Retype word for word the first line of the listing and each line after it up to the line with "const stepHours = 3;", with the pictures taken out.

***** Given data

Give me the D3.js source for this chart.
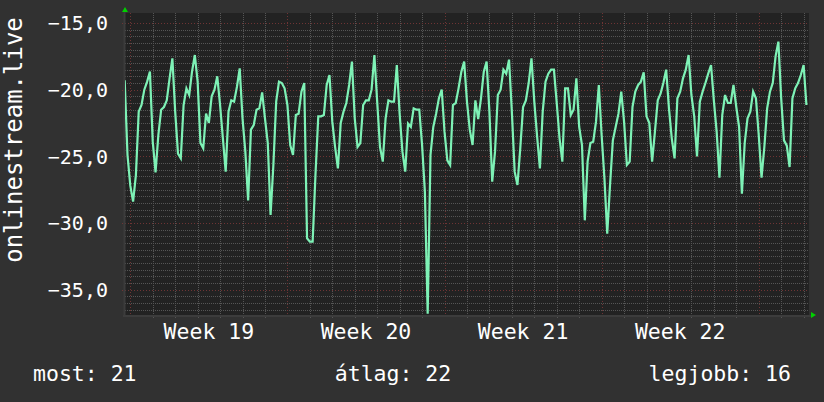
<!DOCTYPE html>
<html>
<head>
<meta charset="utf-8">
<script src="https://cdn.jsdelivr.net/npm/d3@7"></script>
<style>
  body { margin: 0; background: #313131; }
  text { font-family: "DejaVu Sans Mono", monospace; fill: #ffffff; }
</style>
</head>
<body>
<script>
// Declare global Variables

const width = 824; const height = 402;
const plotLeft = 125; const plotRight = 809;
const plotTop = 13; const plotBottom = 315;

// Signal samples, one every 3 hours, starting Sunday 18:00 before week 19
const startTime = Date.UTC(2023, 4, 7, 18, 0);
const stepHours = 3;

const week18Tail = [-19.3, -24.9];
const week19 = [
  -27.2, -28.4, -26.4, -21.65, -21.15, -20.0, -19.4, -18.65,
  -23.9, -26.2, -23.4, -21.5, -21.3, -20.8, -19.15, -17.65,
  -21.65, -24.8, -25.15, -21.15, -19.9, -20.4, -18.65, -17.4,
  -19.4, -24.0, -24.4, -21.8, -22.5, -20.5, -20.0, -19.0,
  -21.15, -23.65, -26.15, -21.65, -20.8, -20.9, -19.8, -18.4,
  -22.15, -24.65, -28.3, -23.0, -22.65, -21.5, -21.4, -20.2,
  -22.15, -24.0, -29.4, -25.65, -20.9, -19.4, -19.5, -19.9
];
const week20 = [
  -21.15, -24.15, -24.9, -21.9, -21.8, -20.15, -19.5, -31.15,
  -31.4, -31.4, -26.4, -22.0, -22.0, -21.9, -19.65, -18.9,
  -22.4, -24.3, -25.9, -22.5, -21.65, -21.0, -19.65, -17.9,
  -22.15, -24.3, -24.0, -21.15, -20.8, -20.8, -20.0, -17.4,
  -20.9, -24.3, -25.4, -22.15, -20.8, -20.9, -20.9, -18.15,
  -21.8, -24.65, -26.15, -22.55, -22.8, -21.4, -21.5, -21.5,
  -24.15, -27.65, -36.8, -24.9, -22.8, -21.8, -20.65, -20.0
];
const week21 = [
  -23.15, -25.3, -25.65, -21.15, -21.0, -19.9, -18.65, -17.9,
  -20.9, -23.0, -24.15, -20.8, -22.2, -20.65, -18.65, -17.9,
  -21.65, -26.9, -24.65, -20.4, -20.0, -18.5, -18.8, -17.75,
  -21.65, -26.15, -27.15, -24.4, -21.3, -20.8, -19.5, -17.65,
  -20.9, -23.5, -25.9, -21.65, -19.4, -18.8, -18.5, -18.5,
  -21.0, -23.65, -25.4, -19.9, -19.9, -21.9, -21.5, -19.15,
  -22.8, -24.15, -29.8, -25.4, -24.0, -23.9, -22.4, -19.65
];
const week22 = [
  -23.4, -26.65, -30.8, -27.15, -23.8, -22.8, -21.8, -20.15,
  -22.4, -25.65, -25.4, -21.3, -20.15, -19.65, -19.4, -18.7,
  -22.0, -22.5, -25.4, -23.15, -20.8, -20.3, -19.5, -18.5,
  -21.4, -23.65, -25.15, -20.65, -20.15, -19.15, -18.5, -17.4,
  -20.4, -22.0, -25.0, -20.9, -20.15, -19.5, -18.8, -18.15,
  -20.8, -23.15, -26.6, -21.9, -20.4, -21.0, -21.0, -19.65,
  -21.3, -22.8, -27.8, -24.0, -22.15, -21.65, -20.15, -20.65
];
const week23 = [
  -23.4, -26.6, -24.3, -21.4, -20.15, -19.5, -17.5, -16.4,
  -20.65, -23.8, -24.2, -25.8, -20.65, -19.9, -19.5, -18.9,
  -18.15, -21.15
];

const yTicks = [-15, -20, -25, -30, -35];
const yLabel = "onlinestream.live";
const legendNames = ["most", "átlag", "legjobb"];

const values = [].concat(week18Tail, week19, week20, week21, week22, week23);
const data = values.map((v, i) => ({ t: new Date(startTime + i * stepHours * 3600e3), v: v }));

// Scales
const xScale = d3.scaleUtc()
    .domain([new Date(Date.UTC(2023, 4, 7, 18, 20)), new Date(Date.UTC(2023, 5, 7, 5, 45))])
    .range([plotLeft, plotRight]);

const yScale = d3.scaleLinear()
    .domain([-14.25, -36.9])
    .range([plotTop, plotBottom]);

const svg = d3.select("body")
    .append("svg")
    .attr("width", width)
    .attr("height", height);

svg.append("rect")
    .attr("width", width).attr("height", height)
    .attr("fill", "#313131");

// plot canvas
svg.append("rect")
    .attr("x", plotLeft).attr("y", plotTop)
    .attr("width", plotRight - plotLeft).attr("height", plotBottom - plotTop)
    .attr("fill", "#222222");

const grid = svg.append("g");

// minor horizontal grid every 0.5
const minorY = d3.range(-15, -37, -0.5).filter(v => yScale(v) > plotTop && yScale(v) < plotBottom);
grid.selectAll(".hminor")
    .data(minorY.filter(v => v % 5 !== 0))
    .enter().append("line")
    .attr("x1", plotLeft).attr("x2", plotRight)
    .attr("y1", d => Math.round(yScale(d)) + 0.5).attr("y2", d => Math.round(yScale(d)) + 0.5)
    .attr("stroke", "#555555").attr("stroke-dasharray", "1,1");

// minor vertical grid every day
const days = xScale.ticks(d3.utcDay.every(1));
grid.selectAll(".vminor")
    .data(days.filter(d => d.getUTCDay() !== 1))
    .enter().append("line")
    .attr("x1", d => Math.round(xScale(d)) + 0.5).attr("x2", d => Math.round(xScale(d)) + 0.5)
    .attr("y1", plotTop).attr("y2", plotBottom + 3)
    .attr("stroke", "#555555").attr("stroke-dasharray", "1,1");

// major grid
grid.selectAll(".hmajor")
    .data(yTicks)
    .enter().append("line")
    .attr("x1", plotLeft - 3).attr("x2", plotRight)
    .attr("y1", d => Math.round(yScale(d)) + 0.5).attr("y2", d => Math.round(yScale(d)) + 0.5)
    .attr("stroke", "#6e3434").attr("stroke-dasharray", "1,2");

const mondays = xScale.ticks(d3.utcMonday.every(1));
grid.selectAll(".vmajor")
    .data(mondays)
    .enter().append("line")
    .attr("x1", d => Math.round(xScale(d)) + 0.5).attr("x2", d => Math.round(xScale(d)) + 0.5)
    .attr("y1", plotTop).attr("y2", plotBottom + 3)
    .attr("stroke", "#6e3434").attr("stroke-dasharray", "1,2");

// axis lines
svg.append("line")
    .attr("x1", plotLeft - 0.5).attr("x2", plotLeft - 0.5)
    .attr("y1", plotTop - 2).attr("y2", plotBottom + 2)
    .attr("stroke", "#3c3c3c").attr("stroke-width", 2);
svg.append("line")
    .attr("x1", plotLeft - 2).attr("x2", plotRight + 3)
    .attr("y1", plotBottom + 1).attr("y2", plotBottom + 1)
    .attr("stroke", "#3c3c3c").attr("stroke-width", 2);

// arrows
svg.append("path")
    .attr("d", `M${plotLeft - 3},${plotTop - 1}L${plotLeft + 3},${plotTop - 1}L${plotLeft},${plotTop - 6}Z`)
    .attr("fill", "#00d000");
svg.append("path")
    .attr("d", `M${plotRight + 2},${plotBottom - 3}L${plotRight + 2},${plotBottom + 3}L${plotRight + 7},${plotBottom}Z`)
    .attr("fill", "#00d000");

// the signal line
const line = d3.line()
    .x(d => xScale(d.t))
    .y(d => yScale(d.v));

svg.append("defs").append("clipPath").attr("id", "plotClip")
    .append("rect")
    .attr("x", plotLeft).attr("y", plotTop)
    .attr("width", plotRight - plotLeft).attr("height", plotBottom - plotTop + 2);

svg.append("path")
    .datum(data)
    .attr("clip-path", "url(#plotClip)")
    .attr("d", line)
    .attr("fill", "none")
    .attr("stroke", "#7ef2b6")
    .attr("stroke-width", 2.2)
    .attr("stroke-linejoin", "miter");

// y tick labels
svg.selectAll(".ylab")
    .data(yTicks)
    .enter().append("text")
    .attr("x", 108)
    .attr("y", d => yScale(d))
    .attr("dy", "0.36em")
    .attr("text-anchor", "end")
    .style("font-size", "20px")
    .text(d => d3.format(".1f")(d).replace(".", ","));

// week labels centred in each week
const weekStarts = d3.utcMonday.range(d3.utcMonday.offset(xScale.domain()[0], -1), xScale.domain()[1]);
svg.selectAll(".week")
    .data(weekStarts.filter(d => {
        const mid = xScale(d3.utcHour.offset(d, 84));
        return mid > plotLeft + 30 && mid < plotRight - 30;
    }))
    .enter().append("text")
    .attr("x", d => xScale(d3.utcHour.offset(d, 84)))
    .attr("y", 339)
    .attr("text-anchor", "middle")
    .style("font-size", "21.5px")
    .text(d => "Week " + d3.utcFormat("%V")(d));

// vertical title
svg.append("text")
    .attr("transform", "translate(22," + 140 + ") rotate(-90)")
    .attr("text-anchor", "middle")
    .style("font-size", "24px")
    .text(yLabel);

// legend
const last = values[values.length - 1];
const avg = d3.mean(values);
const best = d3.max(values);
const legendVals = [last, avg, best].map(v => Math.round(Math.abs(v)));

svg.append("text").attr("x", 33).attr("y", 381)
    .style("font-size", "21.5px")
    .text(legendNames[0] + ": " + legendVals[0]);
svg.append("text").attr("x", 393).attr("y", 381)
    .attr("text-anchor", "middle")
    .style("font-size", "21.5px")
    .text(legendNames[1] + ": " + legendVals[1]);
svg.append("text").attr("x", 791).attr("y", 381)
    .attr("text-anchor", "end")
    .style("font-size", "21.5px")
    .text(legendNames[2] + ": " + legendVals[2]);
</script>
</body>
</html>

**********

> **Exercise answer**
Give me the D3.js source for this chart.
<!DOCTYPE html>
<html>
<head>
<meta charset="utf-8">
<script src="https://cdn.jsdelivr.net/npm/d3@7"></script>
<style>
  body { margin: 0; background: #313131; }
  text { font-family: "DejaVu Sans Mono", monospace; fill: #ffffff; }
</style>
</head>
<body>
<script>
// Declare global Variables

const width = 824; const height = 402;
const plotLeft = 125; const plotRight = 809;
const plotTop = 13; const plotBottom = 315;

// Signal samples, one every 3 hours, starting Sunday 18:00 before week 19
const startTime = Date.UTC(2023, 4, 7, 18, 0);
const stepHours = 3;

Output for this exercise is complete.